GIVEN PROBLEM: Scan the data for "code" and copy the lines it appears in.

STORED RECORDS:
[Start]
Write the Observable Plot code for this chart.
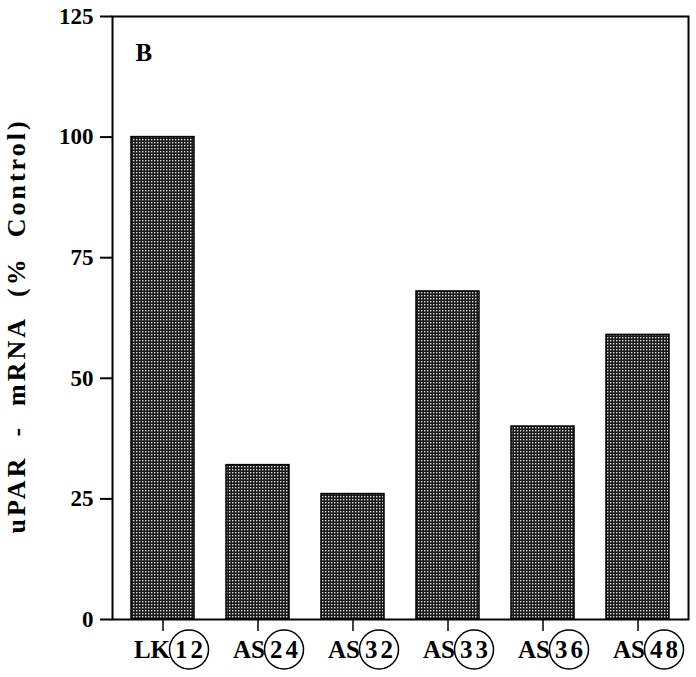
[End]
[Start]
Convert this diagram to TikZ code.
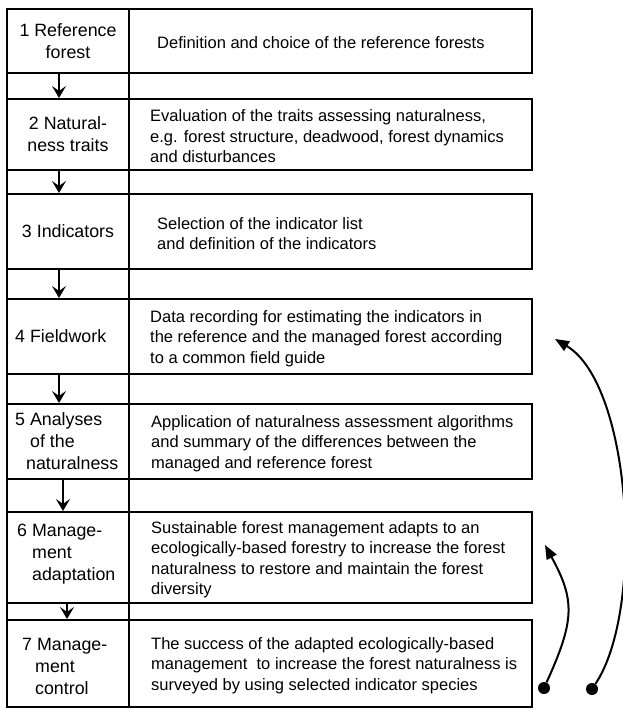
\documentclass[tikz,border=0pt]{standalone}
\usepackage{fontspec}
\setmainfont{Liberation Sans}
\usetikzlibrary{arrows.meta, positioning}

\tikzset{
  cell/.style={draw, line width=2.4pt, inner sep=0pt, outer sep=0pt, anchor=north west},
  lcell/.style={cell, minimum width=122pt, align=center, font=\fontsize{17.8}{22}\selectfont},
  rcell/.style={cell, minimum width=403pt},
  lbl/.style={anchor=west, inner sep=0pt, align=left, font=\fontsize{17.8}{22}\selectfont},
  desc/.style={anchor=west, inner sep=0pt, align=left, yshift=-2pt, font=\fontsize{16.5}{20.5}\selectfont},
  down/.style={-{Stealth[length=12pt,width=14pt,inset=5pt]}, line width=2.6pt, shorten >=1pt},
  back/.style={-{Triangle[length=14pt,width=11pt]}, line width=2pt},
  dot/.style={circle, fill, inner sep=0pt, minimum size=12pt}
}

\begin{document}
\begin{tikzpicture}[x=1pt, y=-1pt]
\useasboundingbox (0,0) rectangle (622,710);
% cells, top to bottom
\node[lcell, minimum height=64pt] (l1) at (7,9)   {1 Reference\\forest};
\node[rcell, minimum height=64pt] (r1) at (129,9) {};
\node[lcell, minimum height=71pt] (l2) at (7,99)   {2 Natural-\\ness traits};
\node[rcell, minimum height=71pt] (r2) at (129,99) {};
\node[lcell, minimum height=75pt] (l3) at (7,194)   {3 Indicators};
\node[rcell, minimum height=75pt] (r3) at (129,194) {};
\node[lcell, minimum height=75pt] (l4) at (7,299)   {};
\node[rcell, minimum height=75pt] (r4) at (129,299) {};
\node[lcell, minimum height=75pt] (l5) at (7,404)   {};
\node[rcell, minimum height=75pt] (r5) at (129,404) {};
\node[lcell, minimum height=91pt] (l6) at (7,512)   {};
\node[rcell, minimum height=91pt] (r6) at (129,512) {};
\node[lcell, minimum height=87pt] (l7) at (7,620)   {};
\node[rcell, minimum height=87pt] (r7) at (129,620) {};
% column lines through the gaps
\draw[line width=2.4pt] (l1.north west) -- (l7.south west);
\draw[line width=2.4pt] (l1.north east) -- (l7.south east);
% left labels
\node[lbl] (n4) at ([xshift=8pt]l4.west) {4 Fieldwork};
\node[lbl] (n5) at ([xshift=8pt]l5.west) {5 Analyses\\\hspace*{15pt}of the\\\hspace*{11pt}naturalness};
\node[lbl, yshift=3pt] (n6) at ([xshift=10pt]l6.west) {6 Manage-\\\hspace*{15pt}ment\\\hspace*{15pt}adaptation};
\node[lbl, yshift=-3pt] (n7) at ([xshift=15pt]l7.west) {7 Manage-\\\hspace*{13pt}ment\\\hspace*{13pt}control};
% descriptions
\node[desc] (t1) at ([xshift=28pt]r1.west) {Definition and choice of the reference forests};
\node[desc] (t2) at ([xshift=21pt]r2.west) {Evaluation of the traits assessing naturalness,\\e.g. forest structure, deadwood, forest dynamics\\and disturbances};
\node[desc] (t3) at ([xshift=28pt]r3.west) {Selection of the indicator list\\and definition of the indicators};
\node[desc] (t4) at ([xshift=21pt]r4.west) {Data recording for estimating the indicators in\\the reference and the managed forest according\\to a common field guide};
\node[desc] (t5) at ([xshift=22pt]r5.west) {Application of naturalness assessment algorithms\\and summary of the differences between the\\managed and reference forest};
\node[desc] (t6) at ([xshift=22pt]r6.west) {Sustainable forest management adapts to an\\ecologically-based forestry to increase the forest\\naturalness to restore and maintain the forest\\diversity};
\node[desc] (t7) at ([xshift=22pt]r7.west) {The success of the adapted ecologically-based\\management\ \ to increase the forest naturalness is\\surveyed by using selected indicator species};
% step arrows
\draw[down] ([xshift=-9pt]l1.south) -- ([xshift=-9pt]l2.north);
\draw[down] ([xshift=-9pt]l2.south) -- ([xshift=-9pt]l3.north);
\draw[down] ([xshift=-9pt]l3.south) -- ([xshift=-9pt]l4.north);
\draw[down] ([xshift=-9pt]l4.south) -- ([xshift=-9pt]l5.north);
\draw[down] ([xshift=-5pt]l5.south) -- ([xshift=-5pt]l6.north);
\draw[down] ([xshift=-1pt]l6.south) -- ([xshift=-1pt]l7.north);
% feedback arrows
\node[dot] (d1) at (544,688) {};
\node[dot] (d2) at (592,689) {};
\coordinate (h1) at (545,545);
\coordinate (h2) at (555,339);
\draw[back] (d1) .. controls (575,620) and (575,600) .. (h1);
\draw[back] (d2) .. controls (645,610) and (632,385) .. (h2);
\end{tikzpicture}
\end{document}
[End]
ANSWER FOR THIS EXERCISE:
Write the Observable Plot code for this chart.
Convert this diagram to TikZ code.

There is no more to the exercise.